Using results of density functional calculations, this computational chemistry project was successful at generating new insights on our fundamental understanding of elementary C-C and C-H activation mechanisms during catalytic hydrocarbon reforming. The thermal decomposition and hydrogenolysis of ethylene was addressed in several high-impact publications that resulted from this project. The surface chemistry of ethylene and related C2 H x species is not only a prototype system, from which important lessons, transferable to higher hydrocarbons, have been learned, but it is also in its own right an industrially relevant problem, e.g., in the context of selective hydrogenation of acetylene or synthesis of functionalized olefins. We exhaustively studied the transformation network of ethylene on Pt(111) and Pd(111). Our calculations overruled some of the earlier assumptions regarding the mechanism of ethylene dehydrogenation on Pt(111). With the help of kinetic Monte-Carlo simulations, we established new mechanisms for the transformation of ethylene to ethylidyne, on both Pt(111) and Pd(111).
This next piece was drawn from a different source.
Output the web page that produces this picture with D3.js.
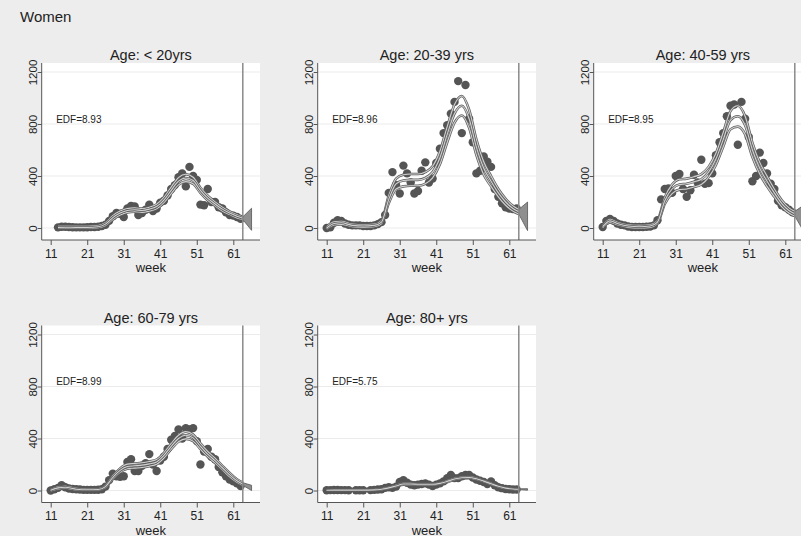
<!DOCTYPE html>
<html>
<head>
<meta charset="utf-8">
<script src="https://cdn.jsdelivr.net/npm/d3@7"></script>
<style>
body { margin: 0; background: #ededed; }
svg { display: block; font-family: "Liberation Sans", Arial, Helvetica, sans-serif; }
</style>
</head>
<body>
<svg width="801" height="536"></svg>
<script>
// data
var titles = ['Age: < 20yrs', 'Age: 20-39 yrs', 'Age: 40-59 yrs', 'Age: 60-79 yrs', 'Age: 80+ yrs'];
var edf = ['8.93', '8.96', '8.95', '8.99', '5.75'];
var xTicks = [11, 21, 31, 41, 51, 61];
var yTicks = [0, 400, 800, 1200];
var cutoffWeek = 63.6;

var weeks = [11,12,13,14,15,16,17,18,19,20,21,22,23,24,25,26,27,28,29,30,31,32,33,34,35,36,37,
             38,39,40,41,42,43,44,45,46,47,48,49,50,51,52,53,54,55,56,57,58,59,60,61,62,63];

var cases1 = [null,null,5,10,10,8,6,5,5,5,6,8,8,10,15,25,55,90,115,110,85,150,170,165,100,115,140,
              180,130,150,195,210,250,300,330,390,420,320,470,400,370,180,175,300,200,200,160,150,120,100,95,85,70];
var cases2 = [0,5,40,60,55,35,25,20,20,20,15,15,15,20,30,45,100,270,430,330,265,480,420,350,265,285,440,
              505,350,380,500,610,730,790,880,970,1130,730,1100,840,660,420,440,550,510,470,300,240,190,160,150,145,150];
var cases3 = [8,55,70,55,35,25,20,12,8,8,8,8,10,12,20,60,220,300,305,270,400,415,300,240,290,410,350,
              525,340,345,420,560,660,730,860,940,950,640,970,840,700,360,400,580,500,420,340,300,210,175,160,140,120];
var cases4 = [0,10,20,40,25,15,12,10,8,5,5,5,5,6,10,30,80,130,110,105,110,220,240,150,150,190,210,
              280,200,150,230,260,320,390,420,470,400,480,470,480,380,200,300,320,260,240,180,140,110,85,70,55,35];
var cases5 = [2,3,4,4,3,3,2,null,2,2,2,null,3,5,8,10,20,25,20,30,65,80,60,45,40,45,50,
              55,45,35,45,55,70,95,120,95,95,110,120,120,100,85,75,65,50,70,40,25,18,12,10,8,8];

// fitted curve and half width of the band at these weeks
var fitWeeks = [11,13,15,18,21,24,26,28,30,32,34,36,38,40,42,44,46,48,50,52,54,56,58,60,62,63.6,66];

var fit1 = [null,5,6,5,5,10,30,80,115,135,140,135,145,165,215,290,360,385,365,290,230,185,145,115,90,75,67];
var hw1  = [null,8,8,8,8,8,10,15,15,15,15,15,15,18,20,25,28,28,25,20,18,15,15,12,12,10,85];
var fit2 = [0,35,40,20,15,20,45,220,340,365,370,370,385,430,540,720,880,940,840,620,460,360,270,200,150,125,90];
var hw2  = [8,12,12,10,10,10,12,30,40,45,45,45,45,45,50,60,70,75,70,60,50,40,30,25,20,18,110];
var fit3 = [10,55,35,15,10,15,45,210,300,335,340,355,375,430,530,680,830,860,790,600,460,360,270,190,135,110,75];
var hw3  = [8,12,10,10,10,10,12,25,35,40,40,40,40,40,45,55,70,80,70,55,45,40,30,25,20,18,100];
var fit4 = [2,20,25,10,6,8,30,100,155,185,190,195,205,220,270,340,400,425,405,340,280,230,175,120,75,50,20];
var hw4  = [5,8,8,6,5,5,8,12,15,18,18,18,18,18,20,22,25,28,25,22,20,18,15,15,12,10,20];
var fit5 = [2,3,3,3,3,5,10,20,35,50,50,48,48,48,55,70,88,98,100,90,72,52,32,18,12,10,8];
var hw5  = [2,2,2,2,2,3,3,4,5,5,5,5,5,5,5,6,6,6,6,6,5,5,4,3,3,3,6];

var cases = [cases1, cases2, cases3, cases4, cases5];
var fits = [fit1, fit2, fit3, fit4, fit5];
var hws = [hw1, hw2, hw3, hw4, hw5];

// layout
var colW = 276, rowH = 262.5;
var plotL = 41.7, plotR = 260, plotT = 63, plotB = 240;
var x = d3.scaleLinear().domain([11, 61]).range([50.7, 233.3]);
var y = d3.scaleLinear().domain([0, 1200]).range([228, 72]);

var svg = d3.select("svg");
svg.append("rect").attr("width", 801).attr("height", 536).attr("fill", "#ededed");
svg.append("text")
    .attr("x", 20).attr("y", 22)
    .attr("font-size", 15).attr("fill", "#222")
    .text("Women");

var line = d3.line()
    .defined(function(d) { return d.v != null; })
    .x(function(d) { return x(d.w); })
    .y(function(d) { return y(d.v); })
    .curve(d3.curveMonotoneX);

var area = d3.area()
    .x(function(d) { return x(d.w); })
    .y0(function(d) { return y(d.lo); })
    .y1(function(d) { return y(d.hi); });

titles.forEach(function(title, i) {
    var col = i % 3, row = Math.floor(i / 3);
    var g = svg.append("g").attr("transform", "translate(" + (col * colW) + "," + (row * rowH) + ")");

    g.append("rect")
        .attr("x", plotL).attr("y", plotT)
        .attr("width", plotR - plotL).attr("height", plotB - plotT)
        .attr("fill", "#fff");

    g.selectAll(".grid")
        .data(yTicks)
        .enter()
        .append("line")
        .attr("x1", plotL).attr("x2", plotR)
        .attr("y1", function(d) { return y(d); })
        .attr("y2", function(d) { return y(d); })
        .attr("stroke", "#ebebeb");

    // observed counts
    var pts = weeks.map(function(w, j) { return { w: w, v: cases[i][j] }; })
        .filter(function(d) { return d.v != null; });
    g.selectAll("circle")
        .data(pts)
        .enter()
        .append("circle")
        .attr("cx", function(d) { return x(d.w); })
        .attr("cy", function(d) { return y(d.v); })
        .attr("r", 4.2)
        .attr("fill", "#555");

    // fit and band
    var knots = fitWeeks.map(function(w, j) {
        var f = fits[i][j], h = hws[i][j];
        return { w: w, v: f, lo: f == null ? null : f - h, hi: f == null ? null : f + h };
    });
    var inside = knots.filter(function(d) { return d.w <= cutoffWeek; });
    var beyond = knots.filter(function(d) { return d.w >= cutoffWeek; });

    g.append("path")
        .attr("d", area(beyond))
        .attr("fill", "#8f8f8f")
        .attr("stroke", "#555")
        .attr("stroke-width", 0.8);

    ["hi", "lo", "v"].forEach(function(k) {
        var ser = inside.map(function(d) { return { w: d.w, v: d[k] }; });
        g.append("path").attr("d", line(ser))
            .attr("fill", "none").attr("stroke", "#5e5e5e").attr("stroke-width", 2.6);
        g.append("path").attr("d", line(ser))
            .attr("fill", "none").attr("stroke", "#d2d2d2").attr("stroke-width", 1.1);
    });

    g.append("line")
        .attr("x1", x(cutoffWeek)).attr("x2", x(cutoffWeek))
        .attr("y1", plotT).attr("y2", plotB)
        .attr("stroke", "#8a8a8a")
        .attr("stroke-width", 1.5);

    // axes
    var ay = g.append("g")
        .attr("transform", "translate(" + plotL + ",0)")
        .call(d3.axisLeft(y).tickValues(yTicks).tickSize(4).tickFormat(d3.format("d")));
    ay.select(".domain").remove();
    ay.selectAll("line").attr("stroke", "#555");
    ay.selectAll("text")
        .attr("x", 0).attr("y", -5).attr("dy", 0)
        .attr("text-anchor", "middle")
        .attr("transform", "rotate(-90)")
        .attr("font-size", 11.5).attr("fill", "#222")
        .attr("font-family", "Liberation Sans, Arial, sans-serif");
    g.append("line")
        .attr("x1", plotL).attr("x2", plotL)
        .attr("y1", plotT).attr("y2", plotB)
        .attr("stroke", "#555");

    var ax = g.append("g")
        .attr("transform", "translate(0," + plotB + ")")
        .call(d3.axisBottom(x).tickValues(xTicks).tickSize(5).tickPadding(4));
    ax.select(".domain").remove();
    ax.selectAll("line").attr("stroke", "#555");
    ax.selectAll("text")
        .attr("font-size", 12).attr("fill", "#222")
        .attr("font-family", "Liberation Sans, Arial, sans-serif");
    g.append("line")
        .attr("x1", plotL).attr("x2", plotR)
        .attr("y1", plotB).attr("y2", plotB)
        .attr("stroke", "#555");

    g.append("text")
        .attr("x", (plotL + plotR) / 2).attr("y", plotB + 32)
        .attr("text-anchor", "middle")
        .attr("font-size", 13).attr("fill", "#222")
        .text("week");

    g.append("text")
        .attr("x", (plotL + plotR) / 2).attr("y", 60)
        .attr("text-anchor", "middle")
        .attr("font-size", 14.5).attr("fill", "#222")
        .text(title);

    g.append("text")
        .attr("x", x(12.5)).attr("y", y(810))
        .attr("font-size", 10).attr("fill", "#222")
        .text("EDF=" + edf[i]);
});
</script>
</body>
</html>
W e also studied the hydrogenolysis of the C-C bond in ethylene on M(111) for M = Pd, Pt, Rh, and Ni, and identified the most likely precursors to C-C bond cleavage as well as precursors to coke formation on various noble metal surfaces. Our publications motivated related theoretical studies on these and other metal surfaces as well as further experimental studies on reactions of C2 H x species. The second central topic of the project was the selective ring opening of cyclopentane derivatives over supported metal catalysts. This type of reaction is thought to be a key step during hydrorefining of diesel feedstocks by conversion of polycyclic hydrocarbons to hydrocarbons with structures that exhibit fewer rings. Our computational studies introduced a mechanism for methylcyclopentane ring opening that allowed us to rationalize the experimentally observed selectivity toward various ring-opening products. W e successfully explained the different selectivity with respect to linear and branched hexanes on small and large Pt particles and, on other noble-metal catalysts, the insensitivity of the product distribution on the particle size.